UN MONUMENT

Je lisais hier dans un journal l'énumération plaisante des objections du conseil municipal et de ses électeurs contre le monument de Beethoven par M. de Charmoy. Il fut destiné d'abord à la place du Trocadéro où il effara les marchands d'absinthe qui disaient : « Nos clients ne pourront jamais supporter cela ; ce n'est ni apéritif ni digestif ». Puis on pensa au Ranelagh, mais pas longtemps, car ce fut la crainte d'épouvanter les enfants et leurs nourrices : si ce monsieur allait prendre de travers les ballons égarés ! Il n'a pas l'air commode. Il faudrait du souriant ou du confortable. Ce Beethoven est bien rébarbatif. Le dernier projet le transporte au bois de Vincennes et jusqu'ici il n'a pas rencontré d'objection.

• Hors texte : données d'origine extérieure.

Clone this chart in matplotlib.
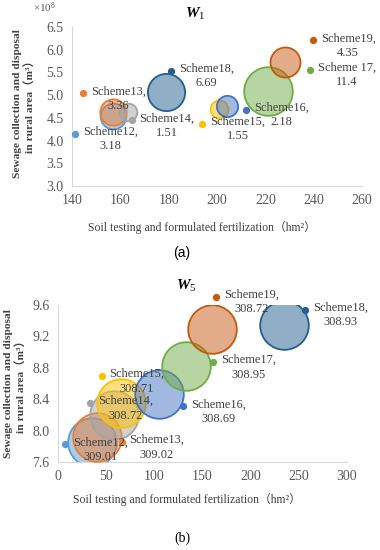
import numpy as np
import matplotlib as mpl
mpl.use('Agg')
import matplotlib.pyplot as plt
from matplotlib.transforms import offset_copy

plt.rcParams['font.family'] = ['Liberation Serif', 'Noto Sans CJK SC']
plt.rcParams['mathtext.fontset'] = 'custom'
plt.rcParams['mathtext.rm'] = 'Liberation Serif'
plt.rcParams['mathtext.it'] = 'Liberation Serif:italic:bold'

# data
a_names = ['Scheme12', 'Scheme13', 'Scheme14', 'Scheme15', 'Scheme16', 'Scheme 17', 'Scheme18', 'Scheme19']
a_x = [157, 157, 163, 201, 204, 221, 179, 228]
a_y = [4.55, 4.62, 4.62, 4.70, 4.77, 5.10, 5.08, 5.72]
a_size = [3.18, 3.36, 1.51, 1.55, 2.18, 11.4, 6.69, 4.35]

b_names = ['Scheme12', 'Scheme13', 'Scheme14', 'Scheme15', 'Scheme16', 'Scheme17', 'Scheme18', 'Scheme19']
b_x = [35, 40, 58, 65, 105, 133, 235, 160]
b_y = [7.85, 7.92, 8.20, 8.35, 8.46, 8.82, 9.35, 9.30]
b_size = [309.01, 309.02, 308.72, 308.71, 308.69, 308.95, 308.93, 308.72]

a_xticks = [140, 160, 180, 200, 220, 240, 260]
a_yticks = [3.0, 3.5, 4.0, 4.5, 5.0, 5.5, 6.0, 6.5]
b_xticks = [0, 50, 100, 150, 200, 250, 300]
b_yticks = [7.6, 8.0, 8.4, 8.8, 9.2, 9.6]

# office palette, one per scheme
colors = ['#5B9BD5', '#ED7D31', '#A5A5A5', '#FFC000', '#4472C4', '#70AD47', '#255E91', '#C55A11']

# label key offsets from bubble centre, in pixels
a_off = [(-38, -18), (-30, 19), (4, -8), (-17, -15), (19, -4), (42, 21), (5, 21), (28, 22)]
b_off = [(-27, -2), (25, -5), (-24, 12), (-19, 27), (24, -12), (27, 4), (21, 15), (4, 32)]

txtcol = '#404040'
tickcol = '#595959'
maxd = 35.0  # diameter (pt) of the biggest bubble

fig = plt.figure(figsize=(3.8, 5.5), dpi=100)
axa = fig.add_axes([72/380, 1-186/550, 290/380, 159/550])
axb = fig.add_axes([58/380, 1-462/550, 289/380, 157/550])


def bubbles(ax, names, xs, ys, sizes, offs):
    smax = max(sizes)
    for i in range(len(xs)):
        c = colors[i]
        s = maxd**2 * sizes[i] / smax
        ax.scatter(xs[i], ys[i], s=s, facecolor=mpl.colors.to_rgba(c, 0.5),
                   edgecolor=c, linewidth=1.3, zorder=2+i)
        dx, dy = offs[i]
        tr = offset_copy(ax.transData, fig=fig, x=dx, y=dy, units='dots')
        ax.plot(xs[i], ys[i], 'o', ms=4.2, color=c, transform=tr, clip_on=False, zorder=20)
        tr2 = offset_copy(ax.transData, fig=fig, x=dx+8, y=dy+8, units='dots')
        ax.text(xs[i], ys[i], f'{names[i]},\n{sizes[i]:g}', transform=tr2, ha='left', va='top',
                multialignment='center', fontsize=8.9, color=txtcol, linespacing=1.3, zorder=21)


def style(ax, xt, yt):
    ax.set_xticks(xt)
    ax.set_yticks(yt)
    ax.set_xlim(xt[0], xt[-1])
    ax.set_ylim(yt[0], yt[-1])
    ax.yaxis.set_major_formatter(mpl.ticker.FormatStrFormatter('%.1f'))
    ax.tick_params(length=0, labelsize=10, labelcolor=tickcol, pad=6)
    for sp in ['top', 'right']:
        ax.spines[sp].set_visible(False)
    for sp in ['left', 'bottom']:
        ax.spines[sp].set_color('#D9D9D9')
        ax.spines[sp].set_linewidth(0.8)


bubbles(axa, a_names, a_x, a_y, a_size, a_off)
style(axa, a_xticks, a_yticks)
bubbles(axb, b_names, b_x, b_y, b_size, b_off)
style(axb, b_xticks, b_yticks)

ylab = 'Sewage collection and disposal\nin rural area（m³）'
xlab = 'Soil testing and formulated fertilization（hm²）'

# panel a texts
fig.text(195/380, 1-14/550, r'$\mathit{W_{1}}$', ha='center', va='center', fontsize=11)
fig.text(45/380, 1-8/550, '×10$^{8}$', ha='center', va='center', fontsize=8, color=tickcol)
fig.text(24/380, 1-104/550, ylab, rotation=90, ha='center', va='center', multialignment='center',
         fontsize=8.2, fontweight='bold', color=txtcol, linespacing=1.15)
fig.text(202/380, 1-227/550, xlab, ha='center', va='center', fontsize=8.5, color=txtcol)
fig.text(182/380, 1-253/550, '(a)', ha='center', va='center', fontsize=10, family='Liberation Sans')

# panel b texts
fig.text(186/380, 1-286/550, r'$\mathit{W_{5}}$', ha='center', va='center', fontsize=11)
fig.text(15/380, 1-384/550, ylab, rotation=90, ha='center', va='center', multialignment='center',
         fontsize=8.2, fontweight='bold', color=txtcol, linespacing=1.15)
fig.text(187/380, 1-499/550, xlab, ha='center', va='center', fontsize=8.5, color=txtcol)
fig.text(182/380, 1-538/550, '(b)', ha='center', va='center', fontsize=10)

fig.savefig('out.png', dpi=100)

On ne s'est pas encore avisé qu'il pourrait faire peur aux grenouilles ou effarer les lapins. Tout cela, c'est des prétextes, dont quelques-uns sont amusants. La vérité est que le monument est gênant par son grandiose même. Il écrase tout. Il faudrait une jolie chose et M. de Charmoy n'a pas pensé à faire du joli. Il cultive plutôt le sévère et le pathétique. Mais c'est pour cela même que ce monument-épouvantail symbolise si bien Beethoven et son œuvre dont il semble une transposition plastique. Beethoven aimait à composer ses symphonies au milieu de la nature dont il percevait encore le rythme quand il n'entendait plus ses bruits. Qu'on le mette dans un coin solitaire du bois de Vincennes. Il l'emplira tout entier de sa majesté et l'air en résonnera sous les arbres. Il n'y a peut-être qu'avec eux qu'il pourra s'accommoder et plus ils seront grands et plus ils seront riches, plus il se sentira dans un milieu favorable à son génie. Que M. de Charmoy se dise que peu de monuments soutiendraient un tel voisinage.

p. 7-8

VISAGES

Réunis en volume, les Visages de Rouveyre semblent peut-être un peu moins cruels que lorsqu'ils défilent périodiquement le long d'une revue. Mais vraiment, je ne sais pas trop à quoi cela tient. Sauf en quelques pages qui demeurent excessives et comme blessantes, l'ensemble se tient. On sent beaucoup moins le système que la méthode. Faisons abstraction des visages de femmes, dont presque aucun n'est tolérable, la galerie des hommes me paraîtra même supérieure. C'est que la tête de la femme n'est pas faite pour plaire par son caractère, mais seulement par une certaine rectitude de lignes, qui ne doit pas être trop individualisée. Les femmes qui veulent à la fois paraître des beautés et des penseuses se méprennent sur leurs possibilités : il faut opter. La forme inesthétique donnée à leur visage, pourrait dire Rouveyre, est un hommage à leur intelligence : la beauté pure ne pense pas. La pensée ravage toujours la figure : il est vrai que la vie y suffit très bien. Mais je crois qu'il aurait fallu tenir compte pour les femmes de la faiblesse de notre œil pour elles, chez nous autres qui n'avons pas le regard déformateur ni si rudement scrutateur. Ceci dit, et ceci n'est peut-être que du sentimentalisme, je ne vois pas d'objection contre les portraits d'hommes, dont beaucoup sont d'une ressemblance extrêmement vivante. Ce ne sont pas seulement des portraits, ce sont des tendances, des intelligences, des manières d'être. Il y a d'autres déformateurs. Rouveyre diffère des autres par la diversité de sa déformation qui, au lieu de tourner autour du geste du dessinateur, tourne autour du caractère qu'il a deviné chez le modèle. En quoi c'est un portraitiste et non un caricaturiste aux effets toujours limités et presque toujours identiques. Mais par cela même c'est un homme fort dangereux pour la tranquillité publique.